The founders had a vision to combine artificial intelligence, robotics, and sustainable vehicle design and energy to reinvent personal transportation and make the future safer, cleaner, and more enjoyable for everyone. The company will provide mobility-as-a-service in dense urban environments in shared fleets of all-electric vehicles is to reduce congestion and pollution in cities.

It built and tested its first autonomous prototype in 2015, conducted its first test of bidirectional driving in 2016, and finished its first autonomous loop in downtown San Francisco in 2017. Zoox received California permits to transport passengers autonomously with a safety driver in 2018 and transport passengers autonomously without a safety driver in 2020.

“Revealing our functioning and driving vehicle is an exciting milestone in our company’s history and marks an important step on our journey towards deploying an autonomous ride-hailing service,” said Aicha Evans, Zoox Chief Executive Officer. “We are transforming the rider experience to provide superior mobility-as-a-service for cities. And as we see the alarming statistics around carbon emissions and traffic accidents, it’s more important than ever that we build a sustainable, safe solution that allows riders to get from point A to point B.”

Zoox is now led by Evans and Levinson. Other key leaders of the company’s over 1000 employees include Chief Safety Innovation Officer, Mark Rosekind; Chief Finance Officer, llan Hart; Chief People Officer, Erika Linford; General Counsel, Chris Nalevanko; SVP of Software, Ashu Rege; VP of Procurement and Strategic Partnerships, Bruce Baumgartner; VP of Vehicle Development, Andy Piper; and VP of Manufacturing Operations, Corrado Lanzone.

At 3630 mm (142.9 in) long, the vehicle has one of the smallest footprints in the automotive industry. The 1936 mm (76.2 in) tall vehicle features a four-seat, face-to-face symmetrical seating configuration with no steering wheel and is capable of SAE Level 5 automated driving.

Its 133-kW·h battery pack, split in two under the two bench seats, is one of the largest in electric vehicles shown to date, allowing operation for up to 16 h on a single charge. The vehicle sends sound signals to identify itself for pickup, and its lighting system constantly signals other road users what it will do next.

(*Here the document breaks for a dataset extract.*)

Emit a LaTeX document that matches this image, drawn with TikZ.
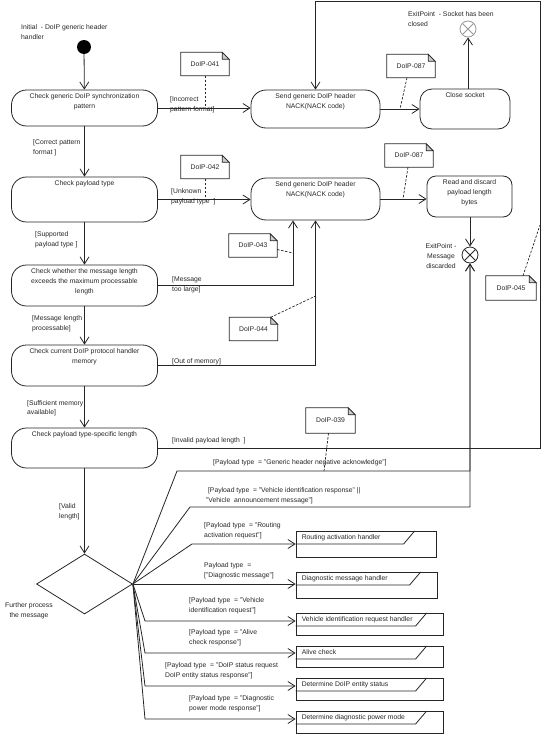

The vehicle has more than 100 safety innovations, including a novel ZF-supplied roof/seat airbag system for bidirectional vehicles and carriage seating for all four seats. The supplier was able to overcome the challenge of the “camp-fire seating” position, with two forward-looking and two backward-looking passengers, to provide five-star crash-safety protection.

Initially, the vehicle will drive in predefined areas using geometric and semantic maps. The sensor suite of 14 cameras, 20 radars, and 8 LIDARs provide overlapping, 270-degree, fields-of-view at all four corners beyond 150 m (492 ft), eliminating blind spots and allowing the vehicle to track surrounding road users at long range.

“Building a vehicle from the ground-up has given us the opportunity to reimagine passenger safety, shifting from reactive to proactive measures,” said CTO Levinson. “These include new safety features such as our airbag design, redundant hardware throughout the vehicle, a unique sensor architecture, and a custom AI stack that detects and mitigates potential risks.”

The vehicle’s autonomy is made possible by a high-performance, energy-efficient compute platform from Nvidia. Zoox and Nvidia announced their partnership in 2017, and Zoox is an alumnus of Nvidia’s Inception accelerator program for startups.

For robotaxis, achieving Level 5 autonomy requires compute with enough headroom to continuously add new features and capabilities. Nvidia enables this level of performance by starting with the infrastructure for training and validation and extending to in-vehicle compute. The vehicle can be continuously updated over the air with deep neural networks that are developed and improved in the data center.

The open and modular nature of the Nvidia platform enables robotaxi companies to create custom configurations to accommodate new designs, such as Zoox’s symmetrical layout, with cameras, radar, and lidar that achieve a 270-degree field of view on all four corners of the vehicle.

“Robotaxis are set to transform the way we move,” Danny Shapiro is Nvidia’s Senior Director of Automotive, wrote in a blog post. “Experts at UBS estimate these vehicles could create a $2 trillion market globally by 2030 while reducing the cost of daily travel for riders by more than 80 percent. With greater affordability, robotaxis are expected to decrease car ownership in urban areas—a recent survey of 6500 U.S. drivers showed nearly half would be willing to give up car ownership if robotaxis became widespread.”

Zoox is currently testing its vehicle in Las Vegas, San Francisco, and Foster City. Its near-term goals are focused on testing on private roads with moderate pedestrian and vehicle traffic, and subsequently progressing to testing it on public roads. “Coming soon” are commercial operations in San Francisco and Las Vegas.